Looking for a baby Aldabra tortoise max I would pay is $1000


----------



## T33's Torts (Nov 30, 2013)

Unfortunately, you're not going to find a quality hatching under $1k. You can pm ALDABRAMAN and see exactly how much a little guy would cost, but I'm positive it'll be over $1000.


----------



## skottip (Nov 30, 2013)

I am sure you can find one at that price.
Just make sure is never defrosts.


----------



## Yvonne G (Nov 30, 2013)

I've never seen one that cheap. The usual cost of a brand new hatchling is $1500.


----------



## Sulcata_Sandy (Nov 30, 2013)

I've been searching as well, and have had some lovely conversations with ALDABRAMAN. I've contacted several suppliers (not all breed, but sell for others), and on average a PREPAID hatchling is $1500 range.


----------



## Tom (Nov 30, 2013)

I'm just curious. Where are you going to keep an Aldabra during those NY winters? I'm asking because there are a lot of nice places that I wouldn't mind moving to, but the weather is no good for large tortoises too much of the year. So what do you do with a giant tortoise in the Northern winters?


----------



## Millerlite (Nov 30, 2013)

Few years ago they were about 900-1000 babies, now I see them around 12-1500, 1200 being rare. Tom has a good point, it's possible, but it will cost a lot and it will take planning, something you should already be thinking about or thought about.

Kyle


----------



## Sulcata_Sandy (Nov 30, 2013)

Tom, what are you saying! Keeping a 540 lb tortoise in the living room is a bad idea? [GRINNING FACE WITH SMILING EYES]


----------



## mike taylor (Nov 30, 2013)

*Re: RE: Looking for a baby Aldabra tortoise*



Sulcata_Sandy said:


> Tom, what are you saying! Keeping a 540 lb tortoise in the living room is a bad idea? [GRINNING FACE WITH SMILING EYES]
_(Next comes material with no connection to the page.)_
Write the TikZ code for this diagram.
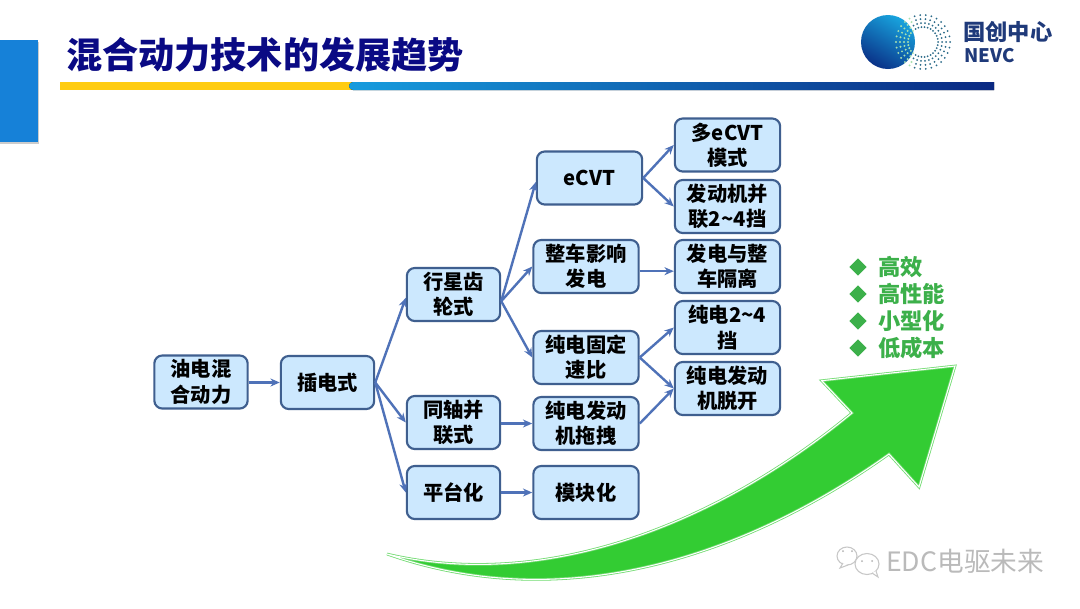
\documentclass[tikz,border=0pt]{standalone}
\usepackage{fontspec}
\setmainfont{Noto Sans CJK SC}
\usetikzlibrary{arrows.meta,shapes.geometric}
\definecolor{boxfill}{HTML}{CCE8FE}
\definecolor{boxline}{HTML}{3F5F8F}
\definecolor{conn}{HTML}{4F72B8}
\definecolor{navy}{HTML}{0A0A84}
\definecolor{bigg}{HTML}{33CC33}
\definecolor{textg}{HTML}{3CB04A}
\definecolor{logotxt}{HTML}{1F3A7A}
\definecolor{sidebar}{HTML}{1681D8}
\definecolor{ruley}{HTML}{FFCC11}
\definecolor{ruleb}{HTML}{169CDE}
\definecolor{ruled}{HTML}{0A2882}
\definecolor{ballb}{HTML}{18A4DE}
\definecolor{balld}{HTML}{0A3288}
\definecolor{dotd}{HTML}{2A6A88}
\definecolor{dotl}{HTML}{A8E0B0}
\tikzset{
  x=0.75pt,y=-0.75pt,
  nbox/.style={draw=boxline,fill=boxfill,line width=1.6pt,rounded corners=6pt,align=center,inner sep=0pt,
     font=\fontsize{15.2}{19}\selectfont\bfseries,text=black,minimum height=39.8pt},
  boxa/.style={nbox,minimum width=70pt},
  boxb/.style={nbox,minimum width=79pt},
  link/.style={draw=conn,line width=1.8pt,-{Stealth[length=7pt,width=6pt]}},
  bullet/.style={diamond,fill=textg,inner sep=0pt,minimum width=13pt,minimum height=13pt},
  gain/.style={text=textg,anchor=west,inner sep=0pt,font=\fontsize{16.7}{20}\selectfont\bfseries},
  wbubble/.style={draw=black!22,line width=0.8pt,fill=white},
}
\begin{document}
\begin{tikzpicture}
\path[use as bounding box,fill=white] (0,0) rectangle (1080,608);
% header
\fill[black!20] (0,42) rectangle (39,144);
\fill[sidebar] (0,40) rectangle (38,142);
\node[anchor=west,inner sep=0pt,text=navy,font=\fontsize{27.1}{30}\selectfont\bfseries] (title) at (66,55) {混合动力技术的发展趋势};
\fill[ruley] (60,82) rectangle (352,90);
\fill[left color=ruleb,right color=ruled] (353,82) arc[start angle=270,end angle=90,radius=4] -- (994,90) -- (994,82) -- cycle;
% logo
\shade[left color=ballb,right color=balld,shading angle=-30] (888,42) circle[radius=27];
\foreach \a in {0,12,...,348}{
  \foreach \r in {15,19,23,27}{
    \pgfmathsetmacro{\dotx}{923+\r*cos(\a)}
    \pgfmathsetmacro{\doty}{42+\r*sin(\a)}
    \ifdim\dotx pt<913pt
      \fill[dotl] (\dotx,\doty) circle[radius=1.1];
    \else
      \fill[dotd] (\dotx,\doty) circle[radius=1.0];
    \fi
  }
}
\node[anchor=west,inner sep=0pt,text=logotxt,font=\fontsize{16.7}{18}\selectfont\bfseries] (lg1) at (963,32) {国创中心};
\node[anchor=west,inner sep=0pt,text=logotxt,font=\fontsize{14}{15}\selectfont\bfseries] (lg2) at (964,56) {NEVC};
% big arrow
\path[fill=bigg,draw=bigg!70!white,line width=2pt,line join=miter]
 (387,554) .. controls (540,590) and (710,530) .. (852,413) -- (821.7,380.7) -- (955,366) -- (919,487) -- (889,454) .. controls (740,560) and (560,615) .. (387,554) -- cycle;
\path[draw=white,line width=0.8pt]
 (387,554) .. controls (540,590) and (710,530) .. (852,413) -- (821.7,380.7) -- (955,366) -- (919,487) -- (889,454) .. controls (740,560) and (560,615) .. (387,554) -- cycle;
% boxes
\node[boxa] (a) at (201,382) {油电混\\合动力};
\node[boxa] (b) at (327.5,382.5) {插电式};
\node[boxa] (c1) at (453.5,294.5) {行星齿\\轮式};
\node[boxa] (c2) at (453.5,422.5) {同轴并\\联式};
\node[boxa] (c3) at (453.5,492.5) {平台化};
\node[boxb] (d1) at (589.5,178) {eCVT};
\node[boxb] (d2) at (586,266.5) {整车影响\\发电};
\node[boxb] (d3) at (586,357.5) {纯电固定\\速比};
\node[boxb] (d4) at (586,423.5) {纯电发动\\机拖拽};
\node[boxb] (d5) at (586,492.5) {模块化};
\node[boxb] (e1) at (727.5,145) {多eCVT\\模式};
\node[boxb] (e2) at (727.5,206.5) {发动机并\\联2\textasciitilde 4挡};
\node[boxb] (e3) at (727.5,266.5) {发电与整\\车隔离};
\node[boxb] (e4) at (727.5,327.5) {纯电2\textasciitilde 4\\挡};
\node[boxb] (e5) at (727.5,388.5) {纯电发动\\机脱开};
% connectors
\draw[link] (a.east |- b.west) -- (b.west);
\draw[link] (b.east) -- ([yshift=-2.5pt]c1.west);
\draw[link] (b.east) -- (c2.west);
\draw[link] (b.east) -- (c3.west);
\draw[link] ([yshift=-5pt]c1.east) -- ([yshift=-3pt]d1.west);
\draw[link] ([yshift=-5pt]c1.east) -- (d2.west);
\draw[link] ([yshift=-5pt]c1.east) -- (d3.west);
\draw[link] (c2.east |- d4.west) -- (d4.west);
\draw[link] (c3.east) -- (d5.west);
\draw[link] (d1.east) -- (e1.west);
\draw[link] (d1.east) -- (e2.west);
\draw[link] ([yshift=-3.5pt]d2.east) -- ([yshift=-3.5pt]e3.west);
\draw[link] (d3.east) -- (e4.west);
\draw[link] (d3.east) -- (e5.west);
\draw[link] (d4.east) -- (e5.west);
% bullets
\node[bullet] (k1) at (858,267) {};
\node[bullet] (k2) at (858,294) {};
\node[bullet] (k3) at (858,321) {};
\node[bullet] (k4) at (858,348) {};
\node[gain] (g1) at (878,267) {高效};
\node[gain] (g2) at (878,294) {高性能};
\node[gain] (g3) at (878,321) {小型化};
\node[gain] (g4) at (878,348) {低成本};
% watermark
\draw[wbubble] (847,556) circle[x radius=10,y radius=9];
\draw[wbubble] (843,563) -- (840,568) -- (848,565);
\draw[wbubble] (867,564) circle[x radius=12,y radius=10.5];
\draw[wbubble] (872,573) -- (878,577) -- (876,571);
\fill[black!30] (843,551) circle[radius=1] (852,551) circle[radius=1] (862,561) circle[radius=1] (872,561) circle[radius=1];
\node[anchor=west,inner sep=0pt,text=black!27,font=\fontsize{20}{22}\selectfont] (wm) at (886,561) {EDC电驱未来};
\end{tikzpicture}
\end{document}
I think it could work out as a tv tray . If you eat alot of greens and have left overs he will have no problem cleaning up . Ha ha just joking .


----------



## Sulcata_Sandy (Nov 30, 2013)

I'm gonna mount my flat screen on him. [GRINNING FACE WITH SMILING EYES]


----------



## sissyofone (Nov 30, 2013)

*Re: RE: Looking for a baby Aldabra tortoise*



Sulcata_Sandy said:


> Tom, what are you saying! Keeping a 540 lb tortoise in the living room is a bad idea? [GRINNING FACE WITH SMILING EYES]



Lol thats hillairious


----------



## AnnV (Nov 30, 2013)

NY?

(Hmmm, there is a 5 character minimum in order to post?!)


----------



## Tom (Nov 30, 2013)

Awe, come on. I was asking seriously. We all know it can be done. I'm just looking for insight and ideas on HOW to do it.


----------



## Yvonne G (Dec 1, 2013)

I think the OP asked a serious question. I'm closing the thread because it has taken a wrong turn. If anyone has info on a baby Aldabran tortoise under $1,000, please PM or email the OP with the information.


----------